A tool for turning the District of Columbia's eAccess Court Portal's pages into a collection of data that can be queried and studied.
- File Structure:
- There are two files: dc_court_collector.py and subroutines.py. In addition, these files assume a folder called "case_data" present in the same location as the scripts. The "case_data" folder should have a subfolder inside it called "case_documents". (These folders are storing collected data, for the time being--eventually they should be replaced by a database...)
- Prerequisites:
- Python3 (Python 3.7 is the version I'm currently running)
- jenv + java (SDK u8u191)
- Python packages (installed via pip, ideally):
- cmd2 [to manage the program shell]
- pandas [data analysis tool]
- selenium (automated web browser, for exploring DC eAccess)
- NOTE: selenium depends on Google Chrome
- NOTE: selenium depends on your system running a version of chromedriver that will allow it to manipulate Google Chrome: https://github.com/SeleniumHQ/selenium/wiki/ChromeDriver
- Wand (image manipulation library, for prepping and OCRing PDFs)
- NOTE: Wand depends on the ImageMagick library; https://www.imagemagick.org/script/index.php
- PIL (another image library)
- NOTE: PIP is defunct, so you'll want to install Pillow here instead (see https://stackoverflow.com/questions/20060096/installing-pil-with-pip)
- tesserocr (for OCRing PDFs)
- NOTE: Tesserocr depends on Tesseract: https://github.com/tesseract-ocr/
- NOTE: Tesseract also needs its English-language training materials: See the guide at http://guides.library.illinois.edu/c.php?g=347520&p=4121425
- Program Routines
-
The main routine is collectCases:
- Open a Selenium window into the \n DC Court's eAccess page, then provide an abbreviated case reference (e.g., 18LTB12) as a starting point, then the number of cases you want to collect, or another case reference, as an end point. The tool will attempt to collect all of the cases, including any attached documents. When it completes its collection run, it will attempt to OCR any attached documents it found.
- NOTE: At the moment, collectCases stores its data in temporary json files and the files it downloads in the filesystem. This structure is flexible, but rickety. A next step should be setting up a database to store information in a firmer, more reliable structure.
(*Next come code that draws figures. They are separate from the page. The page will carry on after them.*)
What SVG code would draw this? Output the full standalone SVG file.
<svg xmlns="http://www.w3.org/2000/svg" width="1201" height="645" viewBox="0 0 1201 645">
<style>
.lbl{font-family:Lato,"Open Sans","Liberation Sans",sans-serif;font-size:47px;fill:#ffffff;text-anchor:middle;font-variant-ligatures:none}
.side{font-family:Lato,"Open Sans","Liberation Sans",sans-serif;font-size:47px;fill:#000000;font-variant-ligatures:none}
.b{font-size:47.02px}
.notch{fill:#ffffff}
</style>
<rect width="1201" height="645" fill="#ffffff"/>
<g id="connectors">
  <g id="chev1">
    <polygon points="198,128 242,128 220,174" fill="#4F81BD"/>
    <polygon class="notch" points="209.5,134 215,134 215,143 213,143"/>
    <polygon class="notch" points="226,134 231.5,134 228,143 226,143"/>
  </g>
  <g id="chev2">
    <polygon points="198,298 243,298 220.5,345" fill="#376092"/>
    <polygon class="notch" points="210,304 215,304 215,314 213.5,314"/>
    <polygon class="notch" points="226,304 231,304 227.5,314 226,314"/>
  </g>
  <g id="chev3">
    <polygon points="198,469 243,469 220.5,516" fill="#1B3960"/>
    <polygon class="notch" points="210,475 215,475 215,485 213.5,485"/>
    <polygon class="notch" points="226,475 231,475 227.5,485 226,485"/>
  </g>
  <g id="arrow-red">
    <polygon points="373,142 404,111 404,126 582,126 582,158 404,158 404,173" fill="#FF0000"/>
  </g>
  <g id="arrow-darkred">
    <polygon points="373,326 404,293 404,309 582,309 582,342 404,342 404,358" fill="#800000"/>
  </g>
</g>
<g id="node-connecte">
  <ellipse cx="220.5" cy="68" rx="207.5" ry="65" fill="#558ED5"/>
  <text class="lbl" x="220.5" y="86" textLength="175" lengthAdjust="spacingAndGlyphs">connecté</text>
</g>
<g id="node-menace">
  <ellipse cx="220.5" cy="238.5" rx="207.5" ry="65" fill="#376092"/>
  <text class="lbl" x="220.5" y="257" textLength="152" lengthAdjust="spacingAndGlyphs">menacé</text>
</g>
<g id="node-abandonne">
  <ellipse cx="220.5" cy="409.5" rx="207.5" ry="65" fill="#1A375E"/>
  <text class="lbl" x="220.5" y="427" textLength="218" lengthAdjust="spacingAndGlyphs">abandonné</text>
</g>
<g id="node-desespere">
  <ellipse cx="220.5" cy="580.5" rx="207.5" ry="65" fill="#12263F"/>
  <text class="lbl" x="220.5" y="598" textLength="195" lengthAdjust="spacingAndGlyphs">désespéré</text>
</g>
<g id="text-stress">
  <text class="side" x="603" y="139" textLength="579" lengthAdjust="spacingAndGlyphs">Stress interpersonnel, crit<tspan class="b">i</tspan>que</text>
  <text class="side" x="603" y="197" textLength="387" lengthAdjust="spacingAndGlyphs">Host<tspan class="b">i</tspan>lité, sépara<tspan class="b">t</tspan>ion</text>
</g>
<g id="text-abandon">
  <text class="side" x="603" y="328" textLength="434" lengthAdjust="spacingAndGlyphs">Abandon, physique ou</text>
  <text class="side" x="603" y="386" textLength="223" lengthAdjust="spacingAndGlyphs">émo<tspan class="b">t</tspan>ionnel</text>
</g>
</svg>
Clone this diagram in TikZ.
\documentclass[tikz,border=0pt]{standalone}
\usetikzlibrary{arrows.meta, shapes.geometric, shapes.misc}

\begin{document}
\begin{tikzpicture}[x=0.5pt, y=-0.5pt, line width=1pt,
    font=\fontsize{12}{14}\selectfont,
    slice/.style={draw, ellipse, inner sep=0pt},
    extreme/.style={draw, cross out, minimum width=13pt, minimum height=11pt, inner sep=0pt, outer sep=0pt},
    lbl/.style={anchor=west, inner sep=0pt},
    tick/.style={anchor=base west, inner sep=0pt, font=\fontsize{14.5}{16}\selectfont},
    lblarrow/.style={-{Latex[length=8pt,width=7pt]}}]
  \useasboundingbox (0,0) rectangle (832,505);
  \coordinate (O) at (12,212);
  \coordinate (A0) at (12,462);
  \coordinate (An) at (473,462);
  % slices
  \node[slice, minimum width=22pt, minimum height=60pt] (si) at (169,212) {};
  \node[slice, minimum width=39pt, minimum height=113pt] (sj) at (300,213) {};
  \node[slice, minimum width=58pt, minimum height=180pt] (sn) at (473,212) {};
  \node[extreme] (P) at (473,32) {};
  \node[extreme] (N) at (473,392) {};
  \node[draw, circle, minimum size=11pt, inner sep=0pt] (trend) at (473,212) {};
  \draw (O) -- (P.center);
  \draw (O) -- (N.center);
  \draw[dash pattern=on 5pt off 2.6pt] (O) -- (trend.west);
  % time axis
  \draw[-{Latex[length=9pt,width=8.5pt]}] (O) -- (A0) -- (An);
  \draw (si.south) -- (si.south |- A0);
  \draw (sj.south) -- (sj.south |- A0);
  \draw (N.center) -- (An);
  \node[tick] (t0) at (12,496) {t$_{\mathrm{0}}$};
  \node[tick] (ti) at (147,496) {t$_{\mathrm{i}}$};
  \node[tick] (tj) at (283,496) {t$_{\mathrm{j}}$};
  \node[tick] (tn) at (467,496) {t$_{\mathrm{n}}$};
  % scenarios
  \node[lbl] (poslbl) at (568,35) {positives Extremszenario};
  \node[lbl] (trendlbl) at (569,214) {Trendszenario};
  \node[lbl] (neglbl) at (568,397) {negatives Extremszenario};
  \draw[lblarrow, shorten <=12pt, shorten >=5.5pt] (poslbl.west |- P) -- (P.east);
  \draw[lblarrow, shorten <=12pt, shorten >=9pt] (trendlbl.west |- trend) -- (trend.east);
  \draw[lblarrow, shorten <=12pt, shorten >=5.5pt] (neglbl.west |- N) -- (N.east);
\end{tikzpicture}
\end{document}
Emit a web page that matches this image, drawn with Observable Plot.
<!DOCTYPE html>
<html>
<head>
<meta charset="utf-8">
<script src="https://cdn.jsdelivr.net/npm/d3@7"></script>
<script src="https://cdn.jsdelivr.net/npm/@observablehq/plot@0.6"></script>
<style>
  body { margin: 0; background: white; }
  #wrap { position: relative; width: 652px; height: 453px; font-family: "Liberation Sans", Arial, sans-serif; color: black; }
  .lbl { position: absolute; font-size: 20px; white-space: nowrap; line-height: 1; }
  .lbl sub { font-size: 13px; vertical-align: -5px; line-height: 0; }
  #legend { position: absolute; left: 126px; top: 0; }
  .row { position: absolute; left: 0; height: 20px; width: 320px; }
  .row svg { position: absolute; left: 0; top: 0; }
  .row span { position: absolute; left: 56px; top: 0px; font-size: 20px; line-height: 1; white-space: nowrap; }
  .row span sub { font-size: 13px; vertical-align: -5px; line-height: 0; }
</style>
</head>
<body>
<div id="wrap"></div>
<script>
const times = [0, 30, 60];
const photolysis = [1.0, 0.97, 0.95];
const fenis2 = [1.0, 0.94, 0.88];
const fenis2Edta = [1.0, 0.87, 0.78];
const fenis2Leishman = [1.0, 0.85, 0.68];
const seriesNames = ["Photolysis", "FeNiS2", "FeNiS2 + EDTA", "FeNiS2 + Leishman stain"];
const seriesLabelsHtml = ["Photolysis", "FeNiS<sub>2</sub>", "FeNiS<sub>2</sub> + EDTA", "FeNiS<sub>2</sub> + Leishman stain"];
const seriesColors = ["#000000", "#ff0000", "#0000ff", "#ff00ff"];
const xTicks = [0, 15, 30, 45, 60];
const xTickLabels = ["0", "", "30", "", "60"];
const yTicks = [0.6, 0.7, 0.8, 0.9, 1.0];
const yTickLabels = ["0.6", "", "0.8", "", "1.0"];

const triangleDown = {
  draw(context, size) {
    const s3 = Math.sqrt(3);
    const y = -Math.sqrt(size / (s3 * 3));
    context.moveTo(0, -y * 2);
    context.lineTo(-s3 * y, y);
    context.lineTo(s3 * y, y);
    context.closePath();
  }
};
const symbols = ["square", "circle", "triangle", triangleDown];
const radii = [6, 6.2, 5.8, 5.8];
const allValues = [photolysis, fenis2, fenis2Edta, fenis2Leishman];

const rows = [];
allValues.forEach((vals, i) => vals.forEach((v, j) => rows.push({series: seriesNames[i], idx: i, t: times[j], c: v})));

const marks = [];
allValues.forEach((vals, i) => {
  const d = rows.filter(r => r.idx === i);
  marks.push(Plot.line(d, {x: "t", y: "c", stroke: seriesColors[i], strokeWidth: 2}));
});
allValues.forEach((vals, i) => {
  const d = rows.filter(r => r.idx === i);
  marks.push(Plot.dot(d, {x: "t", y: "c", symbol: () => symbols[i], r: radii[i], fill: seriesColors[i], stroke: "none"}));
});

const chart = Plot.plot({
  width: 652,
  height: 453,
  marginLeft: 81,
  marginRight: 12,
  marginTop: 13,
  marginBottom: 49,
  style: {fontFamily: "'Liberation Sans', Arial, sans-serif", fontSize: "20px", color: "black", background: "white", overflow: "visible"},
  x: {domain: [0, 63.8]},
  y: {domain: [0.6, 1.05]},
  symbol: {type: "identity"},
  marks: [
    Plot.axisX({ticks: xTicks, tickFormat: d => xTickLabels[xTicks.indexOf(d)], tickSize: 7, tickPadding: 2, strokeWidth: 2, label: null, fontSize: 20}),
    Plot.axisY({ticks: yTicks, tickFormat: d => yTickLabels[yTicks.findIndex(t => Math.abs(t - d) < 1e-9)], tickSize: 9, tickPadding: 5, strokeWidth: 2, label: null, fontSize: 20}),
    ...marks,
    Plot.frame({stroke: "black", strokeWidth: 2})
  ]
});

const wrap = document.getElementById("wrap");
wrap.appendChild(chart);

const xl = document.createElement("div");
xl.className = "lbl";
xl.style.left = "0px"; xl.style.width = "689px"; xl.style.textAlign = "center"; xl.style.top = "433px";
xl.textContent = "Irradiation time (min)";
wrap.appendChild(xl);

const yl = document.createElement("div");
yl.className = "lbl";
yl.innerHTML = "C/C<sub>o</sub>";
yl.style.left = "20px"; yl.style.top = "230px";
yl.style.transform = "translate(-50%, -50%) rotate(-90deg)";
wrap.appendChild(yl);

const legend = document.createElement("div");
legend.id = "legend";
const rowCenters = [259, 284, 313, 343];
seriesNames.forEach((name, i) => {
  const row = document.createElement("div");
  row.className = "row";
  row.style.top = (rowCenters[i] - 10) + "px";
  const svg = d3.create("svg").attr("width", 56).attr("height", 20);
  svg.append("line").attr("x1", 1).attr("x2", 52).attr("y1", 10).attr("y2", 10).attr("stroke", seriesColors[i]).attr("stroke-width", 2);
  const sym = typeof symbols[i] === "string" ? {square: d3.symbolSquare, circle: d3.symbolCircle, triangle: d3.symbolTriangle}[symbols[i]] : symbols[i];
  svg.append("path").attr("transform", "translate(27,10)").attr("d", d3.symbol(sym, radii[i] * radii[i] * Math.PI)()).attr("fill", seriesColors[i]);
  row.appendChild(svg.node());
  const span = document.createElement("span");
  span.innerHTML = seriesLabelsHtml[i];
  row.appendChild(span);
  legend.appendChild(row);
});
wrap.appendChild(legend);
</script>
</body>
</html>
I've held off on creating the database because I want to talk more with DC Bar Foundation about its aims and needs before settling on a database structure.
-
collectCases occasionally runs into trouble when the eAccess portal fails. When this happens, the temporary json files collectCases creates can get orphaned--as can the files it downloads. When this happens, there are two additional routines that consolidate and parse files left over from any incomplete run of collectCases: -cleanupData: consolidates the tempoary json files into the "final.json" file (in the root folder) that stores the current final form of the data. YOU CAN ALSO USE cleanupData TO VIEW THE DATA OBJECT FOR A SPECIFIC CASE, AS A SHORTCUT (e.g., cleanupData 18LTB132) -cleanupDocs: OCRs any outstanding documents. The routine also deletes any downloaded PDFs that were not properly associated with a case due to an error.
- Next Steps
-
As mentioned in the "Program Routines" section, an important next step will be moving beyond the JSON/filesystem data storage strategy into an actual database structure. I've held off on creating the database because I want to talk more with DC Bar Foundation about its aims and needs before settling on a database structure.
-
collectCases (and the ocr_pdf subroutine) are written to create HOCR files (https://en.wikipedia.org/wiki/HOCR). Because these files contain text guesses but also layout information, I'm hoping it will be possible to teach the tool to collect information it expects to find in particular sections of a document. This should make collecting data from paper forms more reliable, since we can predict what pieces of information we're looking for in which sections on the document's layout.
- I got the idea for this approach from JSFenFen's "WhatWordWhere" project (https://github.com/jsfenfen/whatwordwhere), but I've had a lot of trouble so far updating this project to run in Python 3. Getting WhatWordWhere to run so it can work on our HOCR files--or reproducing its method from scratch--is the other major challenge this project needs to overcome right now.